On May 2, 2019, the United States Patent and Trademark Office (USPTO) made available a new examination guide aimed at clarifying the examination procedure for trademarks used in connection with cannabis and cannabis-derived goods and services.
These guidelines are a direct response to the signing of the Agricultural Improvement Act of 2018 (2018 Farm Bill) into law on December 20, 2018. The 2018 Farm Bill changes certain federal authorities relating to the production and marketing of “hemp,” defined as “the plant Cannabis sativa L. and any part of that plant, including the seeds thereof and all derivatives, extracts, cannabinoids, isomers, acids, salts, and salts of isomers, whether growing or not, with a delta-9 tetrahydrocannabinol [THC] concentration of not more than 0.3 percent on a dry weight basis.” These changes include removing hemp from the Controlled Substance Act’s (CSA) definition of marijuana, which means that cannabis plants and derivatives such as cannabidiol (CBD) that contain no more than 0.3 percent THC are no longer controlled substances under the CSA. The USPTO refuses to register marks for goods and/or services that show a clear violation of federal law. However, following the 2018 Farm Bill, what is considered a violation of federal law (i.e., the CSA) has changed.
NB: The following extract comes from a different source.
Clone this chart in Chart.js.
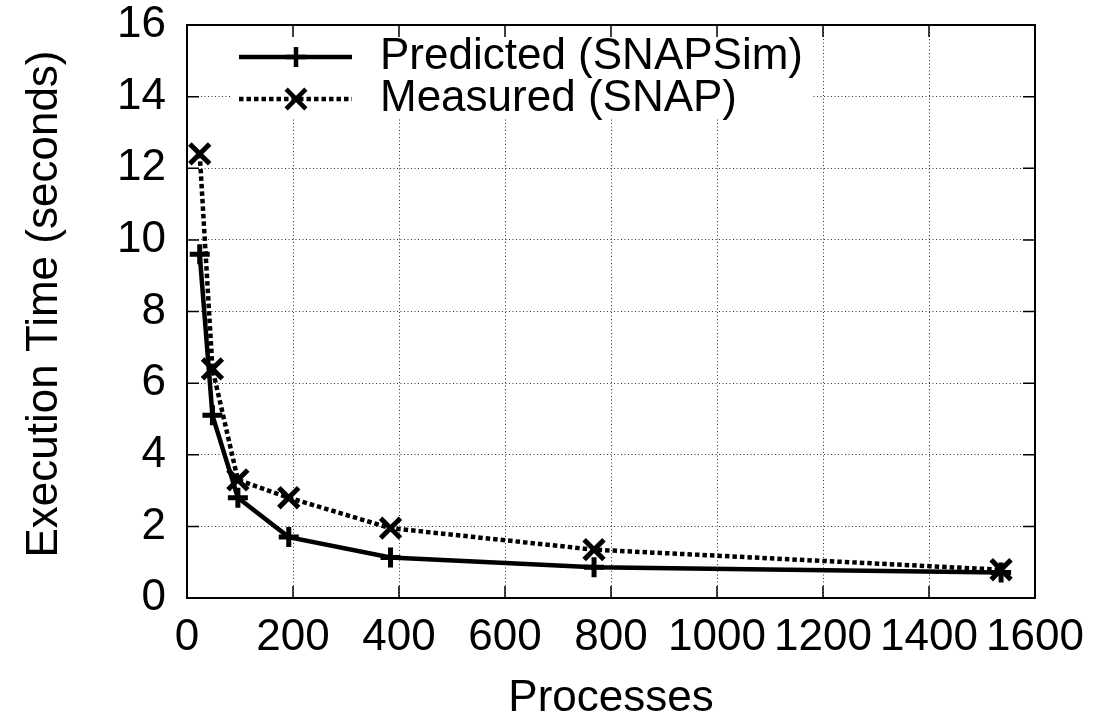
<!DOCTYPE html>
<html><head><meta charset="utf-8">
<script src="https://cdn.jsdelivr.net/npm/chart.js@4.4.0/dist/chart.umd.min.js"></script>
<style>html,body{margin:0;padding:0;background:#fff;}canvas{display:block;}</style>
</head><body>
<canvas id="c" width="1107" height="721"></canvas>
<script>
// ---- data ----
const processes = [24, 48, 96, 192, 384, 768, 1536];
const predicted = [9.6, 5.1, 2.8, 1.7, 1.13, 0.86, 0.71];
const measured  = [12.4, 6.4, 3.3, 2.8, 1.95, 1.35, 0.79];
const xTicks = [0, 200, 400, 600, 800, 1000, 1200, 1400, 1600];
const yTicks = [0, 2, 4, 6, 8, 10, 12, 14, 16];
const seriesLabels = ['Predicted (SNAPSim)', 'Measured (SNAP)'];
const xTitle = 'Processes';
const yTitle = 'Execution Time (seconds)';

const FONT = '"Liberation Sans", Arial, Helvetica, sans-serif';
const FS = 44;
const LINE_W = 4.5;
const DASH = [4.5, 3];

function pts(xs, ys) { return xs.map((x, i) => ({x: x, y: ys[i]})); }

const frame = {
  id: 'frame',
  beforeDatasetsDraw(chart) {
    const ctx = chart.ctx, a = chart.chartArea;
    ctx.save();
    ctx.fillStyle = '#fff';
    ctx.fillRect(230, a.top, 812 - 230, 119 - a.top);
    ctx.restore();
  },
  afterDatasetsDraw(chart) {
    const ctx = chart.ctx, a = chart.chartArea;
    const xs = chart.scales.x, ys = chart.scales.y;
    ctx.save();
    ctx.strokeStyle = '#000';
    ctx.lineWidth = 1.5;
    ctx.setLineDash([]);
    const TL = 12;
    ctx.beginPath();
    xTicks.forEach(v => {
      const p = xs.getPixelForValue(v);
      ctx.moveTo(p, a.bottom); ctx.lineTo(p, a.bottom - TL);
      ctx.moveTo(p, a.top); ctx.lineTo(p, a.top + TL);
    });
    yTicks.forEach(v => {
      const p = ys.getPixelForValue(v);
      ctx.moveTo(a.left, p); ctx.lineTo(a.left + TL, p);
      ctx.moveTo(a.right, p); ctx.lineTo(a.right - TL, p);
    });
    ctx.stroke();
    ctx.lineWidth = 2;
    ctx.strokeRect(a.left, a.top, a.right - a.left, a.bottom - a.top);

    // y-axis title
    ctx.save();
    ctx.translate(45, 304);
    ctx.rotate(-Math.PI / 2);
    ctx.fillStyle = '#000';
    ctx.font = FS + 'px ' + FONT;
    ctx.textAlign = 'center';
    ctx.textBaseline = 'middle';
    ctx.fillText(yTitle, 0, 0);
    ctx.restore();

    // legend
    const rows = [57, 99];
    chart.data.datasets.forEach((ds, i) => {
      const y = rows[i];
      ctx.lineWidth = ds.borderWidth;
      ctx.lineCap = 'butt';
      ctx.setLineDash(ds.borderDash || []);
      ctx.beginPath(); ctx.moveTo(239, y); ctx.lineTo(352, y); ctx.stroke();
      ctx.setLineDash([]);
      Chart.helpers.drawPoint(ctx, {pointStyle: ds.pointStyle, radius: ds.pointRadius, borderWidth: ds.pointBorderWidth}, 296, y);
      ctx.fillStyle = '#000';
      ctx.font = FS + 'px ' + FONT;
      ctx.textBaseline = 'middle';
      ctx.textAlign = 'left';
      ctx.fillText(ds.label, 380, y);
    });
    ctx.restore();
  }
};

new Chart(document.getElementById('c'), {
  type: 'line',
  data: {
    datasets: [
      {
        label: seriesLabels[0], data: pts(processes, predicted),
        borderColor: '#000', backgroundColor: '#000', borderWidth: LINE_W,
        pointStyle: 'cross', pointRadius: 10, pointBorderWidth: 5, pointBorderColor: '#000',
        tension: 0, fill: false
      },
      {
        label: seriesLabels[1], data: pts(processes, measured),
        borderColor: '#000', backgroundColor: '#000', borderWidth: LINE_W, borderDash: DASH,
        pointStyle: 'crossRot', pointRadius: 14, pointBorderWidth: 5, pointBorderColor: '#000',
        tension: 0, fill: false
      }
    ]
  },
  options: {
    responsive: false, animation: false,
    layout: {padding: {left: 0, top: 25, right: 72, bottom: 0}},
    plugins: {legend: {display: false}, tooltip: {enabled: false}},
    scales: {
      x: {
        type: 'linear', min: 0, max: 1600,
        afterBuildTicks: s => { s.ticks = xTicks.map(v => ({value: v})); },
        afterFit: s => { s.height = 123; s.paddingLeft = 0; s.paddingRight = 0; s.paddingTop = 0; s.paddingBottom = 0; },
        ticks: {font: {family: FONT, size: FS}, color: '#000', padding: 13, maxRotation: 0, autoSkip: false,
                callback: v => String(v)},
        grid: {color: 'rgba(0,0,0,0.8)', lineWidth: 1, drawTicks: false},
        border: {display: false, dash: [1, 2.5]},
        title: {display: true, text: xTitle, color: '#000', font: {family: FONT, size: FS, lineHeight: 1.0}, padding: {top: 0, bottom: 0}}
      },
      y: {
        type: 'linear', min: 0, max: 16,
        afterBuildTicks: s => { s.ticks = yTicks.map(v => ({value: v})); },
        afterFit: s => { s.width = 187; s.paddingTop = 0; s.paddingBottom = 0; s.paddingLeft = 0; s.paddingRight = 0; },
        ticks: {font: {family: FONT, size: FS}, color: '#000', padding: 21, autoSkip: false,
                callback: v => String(v)},
        grid: {color: 'rgba(0,0,0,0.8)', lineWidth: 1, drawTicks: false},
        border: {display: false, dash: [1, 2.5]},
        title: {display: false, text: yTitle}
      }
    }
  },
  plugins: [frame]
});
</script>
</body></html>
Under the new guidelines, applications filed before December 20, 2018, that identify goods and/or services encompassing CBD or other cannabis products will be issued a refusal based on unlawful use or lack of bona fide intent to use in lawful commerce under the CSA. Following the issuance of the refusal, an applicant will be allowed to: (1) abandon the application and file a new one; (2) respond by submitting evidence and arguments against the refusal; or (3) amend the filing date of the application to December 20, 2018. Those applicants that choose to amend the filing date of the application will also be required to:
- Amend the basis of applications originally filed based on use of the mark in commerce under Section 1(a) of the Trademark Act, 15 U.S.C. §1051(a) to intent to use the mark in commerce under Section 1(b), 15 U.S.C. §1051(b).
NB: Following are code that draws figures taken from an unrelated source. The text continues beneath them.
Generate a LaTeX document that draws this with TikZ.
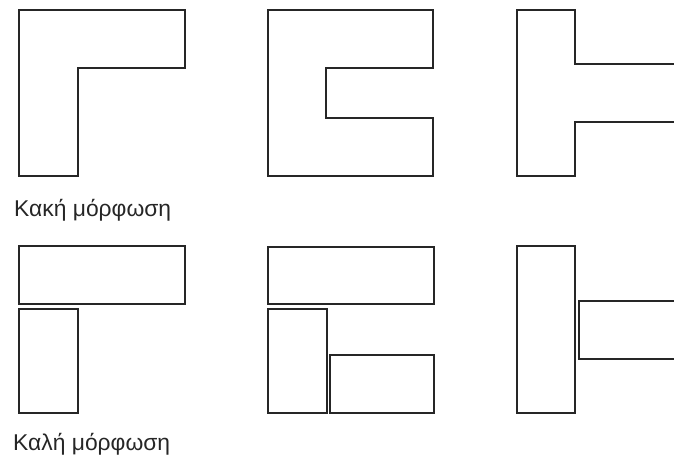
\documentclass[tikz,border=0pt]{standalone}
\usepackage{fontspec}
\setmainfont{Liberation Sans}
\usepackage{tikz}
\usetikzlibrary{positioning}

\begin{document}
\begin{tikzpicture}[x=0.03cm, y=-0.03cm,
  outline/.style={draw=black!85, line width=1.5pt, line join=miter},
  caption/.style={anchor=base west, inner sep=0pt, font=\fontsize{19.5}{22}\selectfont, text=black!85}]
  \clip (0,0) rectangle (674,455);
  % bad forms
  \draw[outline] (19,10) -- (185,10) -- (185,68) -- (78,68) -- (78,176) -- (19,176) -- cycle;
  \draw[outline] (268,10) -- (433,10) -- (433,68) -- (326,68) -- (326,118) -- (433,118) -- (433,176) -- (268,176) -- cycle;
  \draw[outline] (700,64) -- (575,64) -- (575,10) -- (517,10) -- (517,176) -- (575,176) -- (575,122) -- (700,122);
  \node[caption] (bad) at (14,216) {Κακή μόρφωση};
  % good forms
  \draw[outline] (19,246) rectangle (185,304);
  \draw[outline] (19,309) rectangle (78,413);
  \draw[outline] (268,247) rectangle (434,304);
  \draw[outline] (268,309) rectangle (327,413);
  \draw[outline] (330,355) rectangle (434,413);
  \draw[outline] (517,246) rectangle (575,413);
  \draw[outline] (700,301) -- (579,301) -- (579,359) -- (700,359);
  \node[caption] (good) at (13,450) {Καλή μόρφωση};
\end{tikzpicture}
\end{document}
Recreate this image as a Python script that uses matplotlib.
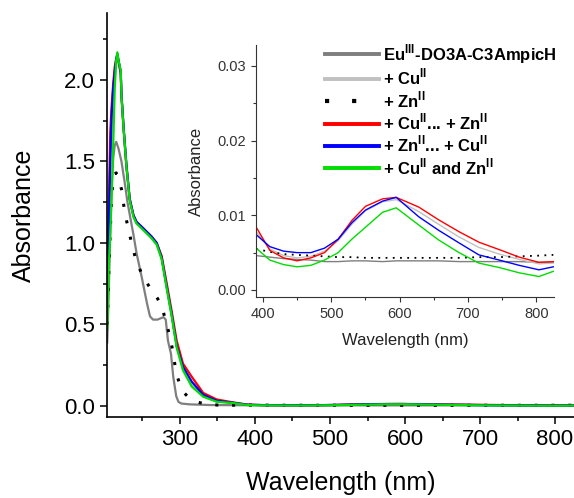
import numpy as np
import matplotlib
matplotlib.use("Agg")
import matplotlib.pyplot as plt
from matplotlib.ticker import MultipleLocator
from matplotlib.lines import Line2D

plt.rcParams['font.family'] = ['Liberation Sans', 'DejaVu Sans']
plt.rcParams['mathtext.fontset'] = 'custom'
plt.rcParams['mathtext.rm'] = 'Liberation Sans'
plt.rcParams['mathtext.bf'] = 'Liberation Sans:bold'

# --- visible region (inset), shared wavelength grid ---
vis_wl = [390, 410, 430, 450, 470, 490, 510, 530, 550, 575, 595, 628, 657, 687, 716, 746, 775, 804, 825]
vis_eu = [0.0046, 0.0044, 0.0042, 0.0041, 0.0040, 0.0038, 0.0038, 0.0039, 0.0039, 0.0038, 0.0039,
          0.0039, 0.0039, 0.0038, 0.0038, 0.0038, 0.0038, 0.0037, 0.0037]
vis_cu = [0.0078, 0.0055, 0.0046, 0.0043, 0.0045, 0.0052, 0.0066, 0.0088, 0.0106, 0.0118, 0.0121,
          0.0105, 0.0088, 0.0071, 0.0057, 0.0048, 0.0041, 0.0035, 0.0036]
vis_zn = [0.0055, 0.0051, 0.0048, 0.0047, 0.0046, 0.0045, 0.0044, 0.0044, 0.0043, 0.0043, 0.0043,
          0.0043, 0.0043, 0.0043, 0.0044, 0.0044, 0.0045, 0.0046, 0.0047]
vis_cu_zn = [0.0084, 0.0053, 0.0043, 0.0039, 0.0043, 0.0050, 0.0068, 0.0093, 0.0112, 0.0122, 0.0124,
             0.0111, 0.0094, 0.0078, 0.0064, 0.0054, 0.0044, 0.0037, 0.0038]
vis_zn_cu = [0.0074, 0.0058, 0.0052, 0.0050, 0.0050, 0.0056, 0.0068, 0.0090, 0.0107, 0.0119, 0.0124,
             0.0098, 0.0080, 0.0063, 0.0047, 0.0040, 0.0033, 0.0027, 0.0031]
vis_both = [0.0056, 0.0040, 0.0034, 0.0031, 0.0033, 0.0040, 0.0050, 0.0068, 0.0084, 0.0104, 0.0110,
            0.0087, 0.0067, 0.0050, 0.0036, 0.0030, 0.0023, 0.0018, 0.0025]

# --- UV region (main plot) ---
eu_wl = [203, 205, 207, 209, 211, 213, 215, 218, 222, 226, 230, 234, 238, 242, 249, 256, 260, 264,
         270, 278, 281, 284, 288, 291, 295, 298, 302, 313, 340, 370]
eu_abs = [0.39, 0.70, 1.05, 1.35, 1.52, 1.60, 1.62, 1.58, 1.50, 1.38, 1.25, 1.15, 1.05, 0.94, 0.79,
          0.63, 0.55, 0.53, 0.53, 0.545, 0.53, 0.40, 0.32, 0.18, 0.06, 0.025, 0.015, 0.01, 0.006, 0.005]

zn_wl = [203, 206, 209, 212, 215, 218, 222, 226, 230, 235, 241, 250, 258, 264, 270, 276, 281, 287,
         291, 295, 300, 304, 312, 322, 335, 350, 370]
zn_abs = [0.50, 0.95, 1.30, 1.42, 1.43, 1.40, 1.33, 1.20, 1.11, 1.01, 0.90, 0.80, 0.74, 0.70, 0.66,
          0.61, 0.52, 0.42, 0.32, 0.20, 0.13, 0.088, 0.05, 0.026, 0.01, 0.006, 0.005]

uv_wl = [203, 205, 207, 209, 211, 213, 215, 216.5, 218, 221, 222, 225, 228.6, 233, 238, 242, 251,
         262, 269, 275.6, 282, 289, 295.6, 304, 315.6, 331, 349, 371]
cu_zn_abs = [0.69, 1.20, 1.68, 1.85, 1.98, 2.08, 2.13, 2.15, 2.12, 2.04, 1.90, 1.69, 1.47, 1.27, 1.17,
             1.13, 1.09, 1.04, 1.00, 0.92, 0.76, 0.58, 0.40, 0.26, 0.18, 0.08, 0.04, 0.022]
zn_cu_abs = [0.78, 1.10, 1.50, 1.80, 1.95, 2.05, 2.13, 2.16, 2.12, 2.05, 1.91, 1.70, 1.48, 1.27, 1.17,
             1.13, 1.09, 1.04, 1.00, 0.91, 0.74, 0.56, 0.37, 0.24, 0.15, 0.068, 0.032, 0.02]
cu_abs = [0.60, 0.95, 1.30, 1.60, 1.85, 2.00, 2.10, 2.14, 2.11, 2.04, 1.90, 1.69, 1.47, 1.26, 1.16,
          1.12, 1.08, 1.03, 0.99, 0.90, 0.73, 0.55, 0.36, 0.22, 0.13, 0.06, 0.028, 0.018]
both_abs = [0.47, 0.85, 1.05, 1.30, 1.60, 1.95, 2.12, 2.17, 2.12, 2.06, 1.90, 1.69, 1.47, 1.26, 1.16,
            1.12, 1.08, 1.03, 0.99, 0.90, 0.73, 0.55, 0.36, 0.22, 0.12, 0.057, 0.026, 0.018]

labels = [r'Eu$^{\mathbf{III}}$-DO3A-C3AmpicH', r'+ Cu$^{\mathbf{II}}$', r'+ Zn$^{\mathbf{II}}$',
          r'+ Cu$^{\mathbf{II}}$... + Zn$^{\mathbf{II}}$', r'+ Zn$^{\mathbf{II}}$... + Cu$^{\mathbf{II}}$',
          r'+ Cu$^{\mathbf{II}}$ and Zn$^{\mathbf{II}}$']
colors = ['#7f7f7f', '#c0c0c0', 'black', '#ff0000', '#0000ff', '#00dd00']

main_series = [
    (eu_wl + vis_wl, eu_abs + vis_eu),
    (uv_wl + vis_wl, cu_abs + vis_cu),
    (zn_wl + vis_wl, zn_abs + vis_zn),
    (uv_wl + vis_wl, cu_zn_abs + vis_cu_zn),
    (uv_wl + vis_wl, zn_cu_abs + vis_zn_cu),
    (uv_wl + vis_wl, both_abs + vis_both),
]
vis_series = [vis_eu, vis_cu, vis_zn, vis_cu_zn, vis_zn_cu, vis_both]

fig = plt.figure(figsize=(5.74, 4.98), dpi=100)
ax = fig.add_axes([107/574, 1 - 417/498, 467/574, 404/498])
for (x, y), c in zip(main_series, colors):
    if c == 'black':
        ax.plot(x, y, color=c, lw=2.2, ls=(0, (1, 4.5)))
    else:
        ax.plot(x, y, color=c, lw=1.6)

ax.set_xlim(202.7, 825.3)
ax.set_ylim(-0.0675, 2.411)
ax.xaxis.set_major_locator(MultipleLocator(100))
ax.xaxis.set_minor_locator(MultipleLocator(50))
ax.yaxis.set_major_locator(MultipleLocator(0.5))
ax.yaxis.set_minor_locator(MultipleLocator(0.25))
ax.spines[['top', 'right']].set_visible(False)
for s in ['left', 'bottom']:
    ax.spines[s].set_linewidth(1.2)
ax.tick_params(which='major', length=5, width=1.1, labelsize=16)
ax.tick_params(which='minor', length=3, width=1.1)
ax.set_xlabel('Wavelength (nm)', fontsize=18, labelpad=15)
ax.set_ylabel('Absorbance', fontsize=18, labelpad=20)

axin = fig.add_axes([256/574, 1 - 297/498, 298/574, 252/498])
for y, c in zip(vis_series, colors):
    if c == 'black':
        axin.plot(vis_wl, y, color=c, lw=1.3, ls=(0, (1, 3)))
    else:
        axin.plot(vis_wl, y, color=c, lw=1.0)
axin.set_xlim(389.7, 826)
axin.set_ylim(-0.00094, 0.0328)
axin.xaxis.set_major_locator(MultipleLocator(100))
axin.xaxis.set_minor_locator(MultipleLocator(50))
axin.yaxis.set_major_locator(MultipleLocator(0.01))
axin.yaxis.set_minor_locator(MultipleLocator(0.005))
axin.yaxis.set_major_formatter(plt.FormatStrFormatter('%.2f'))
axin.spines[['top', 'right']].set_visible(False)
for s in ['left', 'bottom']:
    axin.spines[s].set_color('#333333')
    axin.spines[s].set_linewidth(0.8)
axin.tick_params(which='major', length=3.5, width=0.8, labelsize=10.5, colors='#333333')
axin.tick_params(which='minor', length=2, width=0.8, colors='#333333')
axin.set_xlabel('Wavelength (nm)', fontsize=12, color='#222222', labelpad=9)
axin.set_ylabel('Absorbance', fontsize=12, color='#222222', labelpad=10)

handles = []
for c in colors:
    if c == 'black':
        handles.append(Line2D([], [], color=c, lw=3, ls=(0, (1, 5.5))))
    else:
        handles.append(Line2D([], [], color=c, lw=2.8))
leg = fig.legend(handles, labels, loc='upper left', bbox_to_anchor=(325/574, 1 - 42/498),
                 bbox_transform=fig.transFigure, frameon=False, borderpad=0, borderaxespad=0,
                 handlelength=3.25, handletextpad=0.25, labelspacing=0.1,
                 prop={'weight': 'bold', 'size': 12})

fig.savefig('out.png', dpi=100)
- Amend the identification of goods/services to specify that the CBD or cannabis products offered or involved contain less than 0.3 percent THC.
- Specifically for those applications covering services involving the cultivation or production of hemp, respond to inquiries concerning the applicant’s authorization under the 2018 Farm Bill to produce hemp.
Following amendment to the application, the examining attorney will then conduct a new search of the USPTO records for conflicting marks based on the later amended filing date.
The guidelines caution, however, that despite changes to the CSA, not all goods for CBD or hemp-derived products are lawful following the 2018 Farm Bill. The 2018 Farm Bill explicitly preserved U.S. Food and Drug Administration’s (FDA) authority to regulate products containing cannabis or cannabis-derived compounds under the Federal Food Drug and Cosmetic Act (FDCA). Therefore, registration of marks for foods, beverages, dietary supplements or pet treats containing CBD will still be refused as unlawful under the FDCA, even if derived from hemp, as such goods may not be introduced lawfully into interstate commerce.
It remains unclear how soon the USPTO will begin issuing refusals to applications filed earlier than December 20, 2018. Furthermore, it is uncertain to what extent these amendment requirements will detrimentally affect the examination of earlier filed marks due to applicants having to forego their earlier filing dates.